The number of homes sold on courthouse steps or repossessed by banks at the end of the foreclosure process dropped 35 percent nationwide in October, according to mortgage-data aggregator Lender Processing Services.
There were about 80,000 foreclosure sales and bank repossessions in October, LPS said, down from 124,000 in September, which was a high for the year.
The slowdown — fallout from the robo-signing controversy — helped boost the total number of homes in the foreclosure process for the fourth consecutive month, to 2.09 million, LPS said.
Another 4.95 million homeowners were behind on their payments but not yet in foreclosure, LPS estimated. The number of newly-delinquent loans ticked up for a third consecutive month, to 1.92 million, or about the same level as a year ago. Another 794,000 first-lien loans were 60 days delinquent, and 2.24 million homeowners were behind on their payments by 90 days or more.
All told, LPS estimated that about 7.04 million homeowners had missed at least one mortgage payments or were in foreclosure in October, down 13.2 percent from January’s high of 8.12 million.

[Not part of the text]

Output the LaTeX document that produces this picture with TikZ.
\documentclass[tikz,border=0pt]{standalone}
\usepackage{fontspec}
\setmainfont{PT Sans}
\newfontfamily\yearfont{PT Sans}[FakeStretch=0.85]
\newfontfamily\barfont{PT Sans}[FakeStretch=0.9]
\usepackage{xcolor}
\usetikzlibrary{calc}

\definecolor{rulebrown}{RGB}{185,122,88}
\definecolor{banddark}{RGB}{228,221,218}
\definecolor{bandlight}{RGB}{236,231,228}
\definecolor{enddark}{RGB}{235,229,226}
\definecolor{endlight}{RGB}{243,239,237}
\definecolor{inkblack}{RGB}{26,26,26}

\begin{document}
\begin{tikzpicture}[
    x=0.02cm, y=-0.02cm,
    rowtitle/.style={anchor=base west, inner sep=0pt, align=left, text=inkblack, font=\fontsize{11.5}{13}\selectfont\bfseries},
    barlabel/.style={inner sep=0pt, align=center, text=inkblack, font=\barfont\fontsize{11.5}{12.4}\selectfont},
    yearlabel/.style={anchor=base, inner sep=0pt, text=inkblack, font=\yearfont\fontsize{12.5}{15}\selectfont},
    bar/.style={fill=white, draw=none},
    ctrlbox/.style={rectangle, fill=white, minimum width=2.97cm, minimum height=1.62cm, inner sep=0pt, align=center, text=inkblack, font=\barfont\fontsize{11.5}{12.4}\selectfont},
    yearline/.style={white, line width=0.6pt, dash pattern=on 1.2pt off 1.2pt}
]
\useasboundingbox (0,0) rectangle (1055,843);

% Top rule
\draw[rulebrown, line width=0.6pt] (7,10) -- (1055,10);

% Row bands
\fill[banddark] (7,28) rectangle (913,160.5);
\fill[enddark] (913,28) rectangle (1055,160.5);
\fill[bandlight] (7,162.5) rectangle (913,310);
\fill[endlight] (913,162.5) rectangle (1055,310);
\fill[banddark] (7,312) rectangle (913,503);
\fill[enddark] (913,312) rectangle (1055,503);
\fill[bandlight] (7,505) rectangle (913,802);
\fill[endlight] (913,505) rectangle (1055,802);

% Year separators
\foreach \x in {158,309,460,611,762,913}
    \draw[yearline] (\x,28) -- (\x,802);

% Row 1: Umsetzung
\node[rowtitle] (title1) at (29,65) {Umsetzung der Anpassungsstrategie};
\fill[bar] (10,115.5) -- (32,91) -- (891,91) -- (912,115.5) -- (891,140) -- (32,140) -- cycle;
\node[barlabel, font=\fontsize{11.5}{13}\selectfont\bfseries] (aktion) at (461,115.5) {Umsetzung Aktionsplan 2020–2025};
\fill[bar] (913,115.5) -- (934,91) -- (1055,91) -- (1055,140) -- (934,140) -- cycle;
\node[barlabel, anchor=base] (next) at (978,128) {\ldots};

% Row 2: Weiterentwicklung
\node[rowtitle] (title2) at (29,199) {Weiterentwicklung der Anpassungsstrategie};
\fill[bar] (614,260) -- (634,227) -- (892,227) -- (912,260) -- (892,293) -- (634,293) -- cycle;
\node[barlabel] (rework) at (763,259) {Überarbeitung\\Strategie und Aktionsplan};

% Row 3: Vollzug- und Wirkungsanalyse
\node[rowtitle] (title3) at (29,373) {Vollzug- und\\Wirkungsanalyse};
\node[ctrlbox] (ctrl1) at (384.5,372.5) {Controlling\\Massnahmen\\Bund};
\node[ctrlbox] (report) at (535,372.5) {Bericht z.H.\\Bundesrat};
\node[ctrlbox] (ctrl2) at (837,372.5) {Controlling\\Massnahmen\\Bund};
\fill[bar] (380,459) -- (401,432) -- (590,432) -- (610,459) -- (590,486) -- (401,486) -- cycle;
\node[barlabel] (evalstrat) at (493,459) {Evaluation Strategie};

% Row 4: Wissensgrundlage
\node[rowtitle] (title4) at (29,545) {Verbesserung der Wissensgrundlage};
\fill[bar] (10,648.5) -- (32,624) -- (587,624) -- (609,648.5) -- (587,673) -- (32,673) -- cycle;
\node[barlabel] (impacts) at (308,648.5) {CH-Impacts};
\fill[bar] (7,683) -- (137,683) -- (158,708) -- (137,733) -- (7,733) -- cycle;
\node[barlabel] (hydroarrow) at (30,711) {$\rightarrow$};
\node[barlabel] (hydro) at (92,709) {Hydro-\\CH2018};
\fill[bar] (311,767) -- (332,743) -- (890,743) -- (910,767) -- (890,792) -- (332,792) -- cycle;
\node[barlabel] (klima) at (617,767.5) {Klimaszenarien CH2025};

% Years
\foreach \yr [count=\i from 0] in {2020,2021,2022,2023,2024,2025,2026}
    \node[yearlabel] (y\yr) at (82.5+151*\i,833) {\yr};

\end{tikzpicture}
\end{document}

10 states with the highest share of non-current loans:
1. Florida (23.4 percent)
2. Nevada (21.0 percent)
3. Mississippi (19.1 percent)
4. Georgia (15.8 percent)
5. Louisiana (14.7 percent)
6. New Jersey (14.7 percent)
7. Illinois (14.6 percent)
8. Ohio (14.6 percent)
9. Indiana (14.6 percent)
10. Arizona (14.3 percent)
Source: LPS
Other states where the percentage of non-current loans exceeded the national average of 13.2 percent: Rhode Island (14.1 percent), Michigan (13.9 percent), Tennessee (13.7 percent), Maryland (13.5 percent), South Carolina (13.3 percent), Alabama (13.3 percent), West Virginia (13.3 percent).

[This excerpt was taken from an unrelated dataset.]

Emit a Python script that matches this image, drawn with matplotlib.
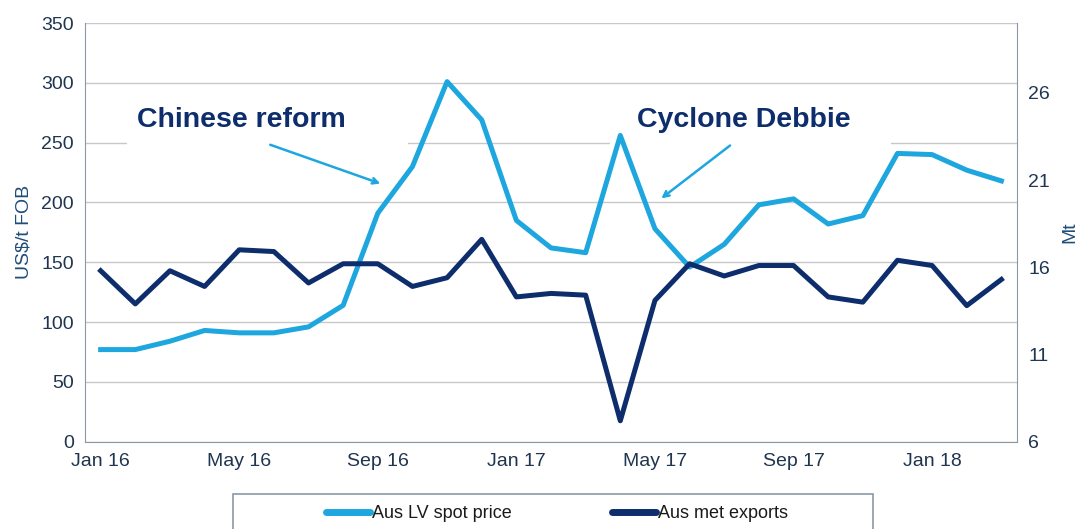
import matplotlib.pyplot as plt
from matplotlib.patches import Rectangle
from matplotlib.lines import Line2D

plt.rcParams['font.family'] = ['Liberation Sans', 'DejaVu Sans']

months = ["Jan 16", "Feb 16", "Mar 16", "Apr 16", "May 16", "Jun 16", "Jul 16", "Aug 16", "Sep 16",
          "Oct 16", "Nov 16", "Dec 16", "Jan 17", "Feb 17", "Mar 17", "Apr 17", "May 17", "Jun 17",
          "Jul 17", "Aug 17", "Sep 17", "Oct 17", "Nov 17", "Dec 17", "Jan 18", "Feb 18", "Mar 18"]
spot_price = [77, 77, 84, 93, 91, 91, 96, 114, 191, 230, 301, 269, 185, 162, 158, 256, 178, 146,
              165, 198, 203, 182, 189, 241, 240, 227, 218]
met_exports = [15.8, 13.9, 15.8, 14.9, 17.0, 16.9, 15.1, 16.2, 16.2, 14.9, 15.4, 17.6, 14.3, 14.5,
               14.4, 7.2, 14.1, 16.2, 15.5, 16.1, 16.1, 14.3, 14.0, 16.4, 16.1, 13.8, 15.3]
series_names = ["Aus LV spot price", "Aus met exports"]

light = "#1ea6df"
navy = "#0d2d6c"
tick_col = "#1f3550"

fig = plt.figure(figsize=(10.78, 5.29), dpi=100)
ax = fig.add_axes([0.0789, 0.165, 0.8645, 0.7915])
ax2 = ax.twinx()

x = list(range(len(months)))
ax.plot(x, spot_price, color=light, lw=3.6, zorder=3)
ax2.plot(x, met_exports, color=navy, lw=3.6, zorder=3)

ax.set_xlim(-0.45, len(months) - 0.55)
ax.set_ylim(0, 350)
ax.set_yticks(range(0, 351, 50))
ax2.set_ylim(6, 30)
ax2.set_yticks([6, 11, 16, 21, 26])

ax.set_xticks(x[::4])
ax.set_xticklabels(months[::4])
ax.grid(axis='y', color="#c8c8c8", lw=1)
ax.set_axisbelow(True)

for a in (ax, ax2):
    a.tick_params(length=0, labelsize=14, colors=tick_col, pad=8)
    a.spines['top'].set_visible(False)
    for s in ('left', 'right', 'bottom'):
        a.spines[s].set_color("#8a98a6")
ax2.spines['left'].set_visible(False)
ax2.spines['bottom'].set_visible(False)
ax.spines['right'].set_visible(False)

ax.set_ylabel("US$/t FOB", fontsize=14, color="#1f4e79", labelpad=6)
ax2.set_ylabel("Mt", fontsize=14, color="#1f4e79", rotation=90, labelpad=8)

# white boxes behind the callouts (break the gridline)
for bx in (0.045, 0.563):
    ax.add_patch(Rectangle((bx, 0.697), 0.302, 0.12, transform=ax.transAxes,
                           facecolor='white', edgecolor='none', zorder=2))

ax.annotate("", xy=(8.15, 215), xytext=(4.82, 249),
            arrowprops=dict(arrowstyle="->", color=light, lw=1.8), zorder=5)
ax.text(1.06, 269, "Chinese reform", fontsize=20.5, fontweight='bold', color=navy,
        va='center', ha='left', zorder=6)
ax.annotate("", xy=(16.12, 202), xytext=(18.23, 249),
            arrowprops=dict(arrowstyle="->", color=light, lw=1.8), zorder=5)
ax.text(15.48, 269, "Cyclone Debbie", fontsize=20.5, fontweight='bold', color=navy,
        va='center', ha='left', zorder=6)

# legend box running off the bottom edge
fig.patches.append(Rectangle((233 / 1078, -0.05), 640 / 1078, 1 - 494 / 529 + 0.05,
                             transform=fig.transFigure, facecolor='white',
                             edgecolor="#8a98a6", lw=1.2))
handles = [Line2D([], [], color=light, lw=5, solid_capstyle='round'),
           Line2D([], [], color=navy, lw=5, solid_capstyle='round')]
fig.legend(handles=handles, labels=series_names, loc='center',
           bbox_to_anchor=(557 / 1078, 1 - 514 / 529),
           ncol=2, fontsize=13, frameon=False, handlelength=2.4, handletextpad=0.1,
           columnspacing=5.6, labelcolor="#1a1a1a")

plt.savefig("out.png")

States seeing the greatest growth in non-current loans during the last six months were Arkansas (up 9.7 percent, to 11.4 percent); Oklahoma (up 9.4 percent, to 11 percent); Kansas (up 8.9 percent, to 9.6 percent); Nebraska (up 8.3 percent, to 7.7 percent); Iowa (up 7.7 percent, to 9 percent); and Texas (up 7 percent, to 11.1 percent).
States seeing the greatest reductions in non-current loans compared to 6 months ago were Alaska (down 9.8 percent, to 5.6 percent), California (down 8.5 percent, to 13.2 percent), Arizona (down 6.4 percent, to 14.3 percent); Nevada (down 6.1 percent, to 21 percent); and Hawaii (down 4.7 percent, to 11.9 percent).